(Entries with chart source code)
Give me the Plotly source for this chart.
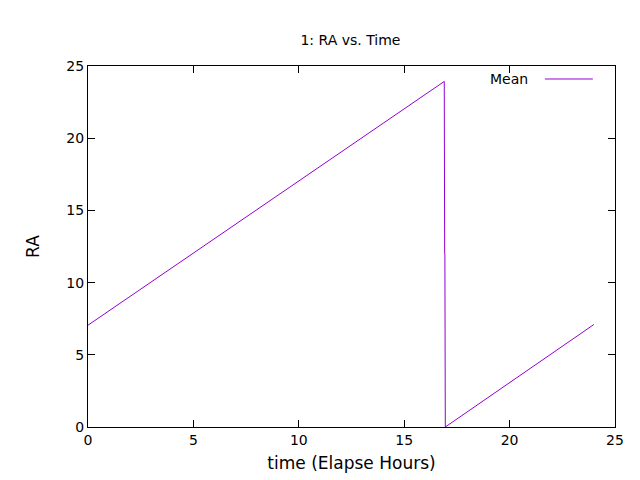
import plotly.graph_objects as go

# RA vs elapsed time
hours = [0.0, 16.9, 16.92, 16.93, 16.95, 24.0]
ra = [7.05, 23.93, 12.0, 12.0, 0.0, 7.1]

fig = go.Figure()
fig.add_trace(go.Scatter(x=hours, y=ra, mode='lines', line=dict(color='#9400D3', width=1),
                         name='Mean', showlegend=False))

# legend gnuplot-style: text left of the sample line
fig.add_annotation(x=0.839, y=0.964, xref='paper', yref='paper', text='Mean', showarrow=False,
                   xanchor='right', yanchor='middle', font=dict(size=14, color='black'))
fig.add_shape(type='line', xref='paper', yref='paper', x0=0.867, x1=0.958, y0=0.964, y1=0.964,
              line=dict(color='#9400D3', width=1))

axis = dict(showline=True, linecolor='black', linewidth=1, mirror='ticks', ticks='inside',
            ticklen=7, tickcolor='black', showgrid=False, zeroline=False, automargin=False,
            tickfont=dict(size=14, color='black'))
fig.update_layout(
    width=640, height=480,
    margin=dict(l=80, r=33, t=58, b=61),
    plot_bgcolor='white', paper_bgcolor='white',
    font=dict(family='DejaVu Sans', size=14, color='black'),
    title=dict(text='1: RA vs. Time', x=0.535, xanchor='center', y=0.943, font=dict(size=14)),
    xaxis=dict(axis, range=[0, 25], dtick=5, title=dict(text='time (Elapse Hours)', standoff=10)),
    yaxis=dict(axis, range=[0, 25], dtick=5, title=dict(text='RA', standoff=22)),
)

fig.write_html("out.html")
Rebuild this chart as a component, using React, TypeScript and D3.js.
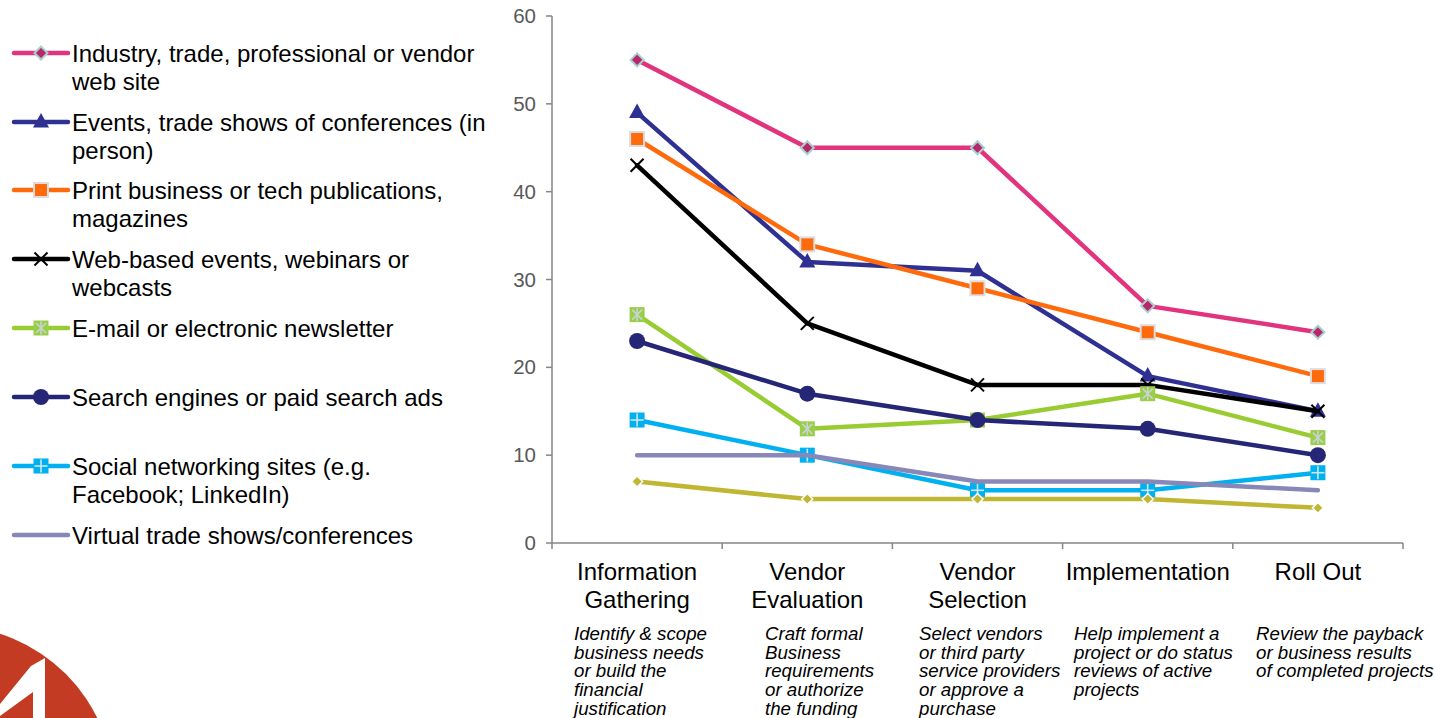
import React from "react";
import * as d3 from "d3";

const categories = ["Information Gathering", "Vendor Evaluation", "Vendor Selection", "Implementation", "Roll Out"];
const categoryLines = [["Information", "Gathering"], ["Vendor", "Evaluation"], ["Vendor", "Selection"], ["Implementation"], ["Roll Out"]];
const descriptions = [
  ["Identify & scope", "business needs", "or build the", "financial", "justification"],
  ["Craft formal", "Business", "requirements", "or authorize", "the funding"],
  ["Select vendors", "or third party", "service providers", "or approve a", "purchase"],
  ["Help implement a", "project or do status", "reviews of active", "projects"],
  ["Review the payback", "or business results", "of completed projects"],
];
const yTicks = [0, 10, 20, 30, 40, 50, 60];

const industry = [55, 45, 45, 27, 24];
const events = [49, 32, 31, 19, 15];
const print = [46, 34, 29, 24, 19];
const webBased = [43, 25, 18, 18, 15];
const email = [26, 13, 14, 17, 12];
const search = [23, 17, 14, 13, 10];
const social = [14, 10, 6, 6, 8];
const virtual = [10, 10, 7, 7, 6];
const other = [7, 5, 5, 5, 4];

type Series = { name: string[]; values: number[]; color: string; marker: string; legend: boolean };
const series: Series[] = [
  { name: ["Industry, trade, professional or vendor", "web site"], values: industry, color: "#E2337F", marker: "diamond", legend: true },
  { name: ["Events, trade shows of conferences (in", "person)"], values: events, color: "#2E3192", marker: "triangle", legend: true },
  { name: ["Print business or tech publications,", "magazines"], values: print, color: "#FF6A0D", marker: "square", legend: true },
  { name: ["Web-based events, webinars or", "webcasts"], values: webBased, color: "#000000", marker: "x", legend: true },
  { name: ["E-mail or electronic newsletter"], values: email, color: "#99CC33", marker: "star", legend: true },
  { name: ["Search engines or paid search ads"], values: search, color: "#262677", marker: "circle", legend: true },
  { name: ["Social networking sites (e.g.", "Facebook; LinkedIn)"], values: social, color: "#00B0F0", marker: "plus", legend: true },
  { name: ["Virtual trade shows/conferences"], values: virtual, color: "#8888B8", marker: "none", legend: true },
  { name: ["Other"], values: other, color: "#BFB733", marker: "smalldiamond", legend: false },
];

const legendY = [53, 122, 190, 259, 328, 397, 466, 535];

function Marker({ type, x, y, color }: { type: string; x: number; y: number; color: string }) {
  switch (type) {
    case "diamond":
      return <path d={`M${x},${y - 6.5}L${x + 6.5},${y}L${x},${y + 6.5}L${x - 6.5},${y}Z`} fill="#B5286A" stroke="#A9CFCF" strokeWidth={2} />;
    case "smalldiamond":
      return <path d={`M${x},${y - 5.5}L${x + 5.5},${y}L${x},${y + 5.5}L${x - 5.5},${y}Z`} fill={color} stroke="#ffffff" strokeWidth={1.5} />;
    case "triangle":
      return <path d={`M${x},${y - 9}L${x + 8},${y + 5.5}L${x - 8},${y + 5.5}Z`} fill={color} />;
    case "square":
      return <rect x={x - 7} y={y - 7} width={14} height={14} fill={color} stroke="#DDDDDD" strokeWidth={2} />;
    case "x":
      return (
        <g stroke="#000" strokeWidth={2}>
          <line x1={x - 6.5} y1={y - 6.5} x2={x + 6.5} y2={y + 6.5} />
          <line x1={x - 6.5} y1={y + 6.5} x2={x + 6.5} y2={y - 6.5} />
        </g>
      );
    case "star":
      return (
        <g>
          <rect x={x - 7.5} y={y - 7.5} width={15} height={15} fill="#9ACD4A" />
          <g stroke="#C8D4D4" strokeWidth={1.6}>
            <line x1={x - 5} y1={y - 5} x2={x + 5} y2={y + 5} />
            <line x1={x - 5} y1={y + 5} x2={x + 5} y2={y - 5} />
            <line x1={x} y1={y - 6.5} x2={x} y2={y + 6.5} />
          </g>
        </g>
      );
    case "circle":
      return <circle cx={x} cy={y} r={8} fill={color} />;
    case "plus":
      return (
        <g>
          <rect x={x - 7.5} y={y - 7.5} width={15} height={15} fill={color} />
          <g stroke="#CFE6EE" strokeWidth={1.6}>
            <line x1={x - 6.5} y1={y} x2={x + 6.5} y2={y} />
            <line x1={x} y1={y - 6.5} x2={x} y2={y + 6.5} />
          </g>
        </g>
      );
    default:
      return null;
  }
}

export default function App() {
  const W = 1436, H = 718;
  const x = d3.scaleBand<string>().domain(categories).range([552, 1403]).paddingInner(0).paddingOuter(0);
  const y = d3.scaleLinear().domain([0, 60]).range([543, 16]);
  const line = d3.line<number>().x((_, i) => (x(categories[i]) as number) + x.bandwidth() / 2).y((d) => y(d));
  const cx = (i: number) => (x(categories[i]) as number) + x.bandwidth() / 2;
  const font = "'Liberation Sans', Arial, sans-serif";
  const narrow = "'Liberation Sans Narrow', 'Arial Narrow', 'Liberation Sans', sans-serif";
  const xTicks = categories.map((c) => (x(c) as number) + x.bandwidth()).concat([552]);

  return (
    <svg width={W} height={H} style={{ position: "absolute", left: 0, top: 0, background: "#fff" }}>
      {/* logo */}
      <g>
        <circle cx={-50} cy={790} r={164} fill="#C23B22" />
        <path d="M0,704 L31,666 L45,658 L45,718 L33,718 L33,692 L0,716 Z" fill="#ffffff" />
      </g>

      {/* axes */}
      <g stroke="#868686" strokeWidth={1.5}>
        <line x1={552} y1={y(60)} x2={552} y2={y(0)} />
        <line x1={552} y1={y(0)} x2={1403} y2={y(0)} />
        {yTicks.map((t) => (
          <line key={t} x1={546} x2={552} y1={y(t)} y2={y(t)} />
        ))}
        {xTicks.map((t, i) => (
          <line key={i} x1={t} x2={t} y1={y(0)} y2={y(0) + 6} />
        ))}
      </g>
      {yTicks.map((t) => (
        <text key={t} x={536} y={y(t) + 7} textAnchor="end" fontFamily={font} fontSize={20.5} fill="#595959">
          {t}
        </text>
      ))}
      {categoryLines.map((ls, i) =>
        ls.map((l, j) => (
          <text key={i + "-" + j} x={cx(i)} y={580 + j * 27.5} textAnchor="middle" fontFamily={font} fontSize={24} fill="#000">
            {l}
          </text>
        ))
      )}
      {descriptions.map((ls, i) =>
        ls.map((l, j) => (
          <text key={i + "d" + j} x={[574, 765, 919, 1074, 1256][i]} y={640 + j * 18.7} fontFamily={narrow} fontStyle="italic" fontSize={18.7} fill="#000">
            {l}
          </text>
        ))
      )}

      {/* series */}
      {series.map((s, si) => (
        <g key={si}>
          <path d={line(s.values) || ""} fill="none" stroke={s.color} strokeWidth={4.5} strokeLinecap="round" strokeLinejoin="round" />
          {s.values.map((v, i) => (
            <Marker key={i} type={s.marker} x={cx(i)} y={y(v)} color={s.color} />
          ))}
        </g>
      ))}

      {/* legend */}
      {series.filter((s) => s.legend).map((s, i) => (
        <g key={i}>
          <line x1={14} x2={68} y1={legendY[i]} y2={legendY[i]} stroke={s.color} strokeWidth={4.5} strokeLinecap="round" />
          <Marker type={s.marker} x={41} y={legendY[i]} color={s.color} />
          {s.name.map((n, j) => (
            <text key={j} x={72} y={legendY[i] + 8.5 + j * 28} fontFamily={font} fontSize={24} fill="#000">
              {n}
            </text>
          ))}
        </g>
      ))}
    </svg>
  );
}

Written task: Pictures stay out. Print the data exactly, from its first line through the line containing "import * as".

Exercise answer:
Give me the Plotly source for this chart.
import plotly.graph_objects as go

# RA vs elapsed time
hours = [0.0, 16.9, 16.92, 16.93, 16.95, 24.0]
ra = [7.05, 23.93, 12.0, 12.0, 0.0, 7.1]

fig = go.Figure()
fig.add_trace(go.Scatter(x=hours, y=ra, mode='lines', line=dict(color='#9400D3', width=1),
                         name='Mean', showlegend=False))

# legend gnuplot-style: text left of the sample line
fig.add_annotation(x=0.839, y=0.964, xref='paper', yref='paper', text='Mean', showarrow=False,
                   xanchor='right', yanchor='middle', font=dict(size=14, color='black'))
fig.add_shape(type='line', xref='paper', yref='paper', x0=0.867, x1=0.958, y0=0.964, y1=0.964,
              line=dict(color='#9400D3', width=1))

axis = dict(showline=True, linecolor='black', linewidth=1, mirror='ticks', ticks='inside',
            ticklen=7, tickcolor='black', showgrid=False, zeroline=False, automargin=False,
            tickfont=dict(size=14, color='black'))
fig.update_layout(
    width=640, height=480,
    margin=dict(l=80, r=33, t=58, b=61),
    plot_bgcolor='white', paper_bgcolor='white',
    font=dict(family='DejaVu Sans', size=14, color='black'),
    title=dict(text='1: RA vs. Time', x=0.535, xanchor='center', y=0.943, font=dict(size=14)),
    xaxis=dict(axis, range=[0, 25], dtick=5, title=dict(text='time (Elapse Hours)', standoff=10)),
    yaxis=dict(axis, range=[0, 25], dtick=5, title=dict(text='RA', standoff=22)),
)

fig.write_html("out.html")
Rebuild this chart as a component, using React, TypeScript and D3.js.
import React from "react";
import * as d3 from "d3";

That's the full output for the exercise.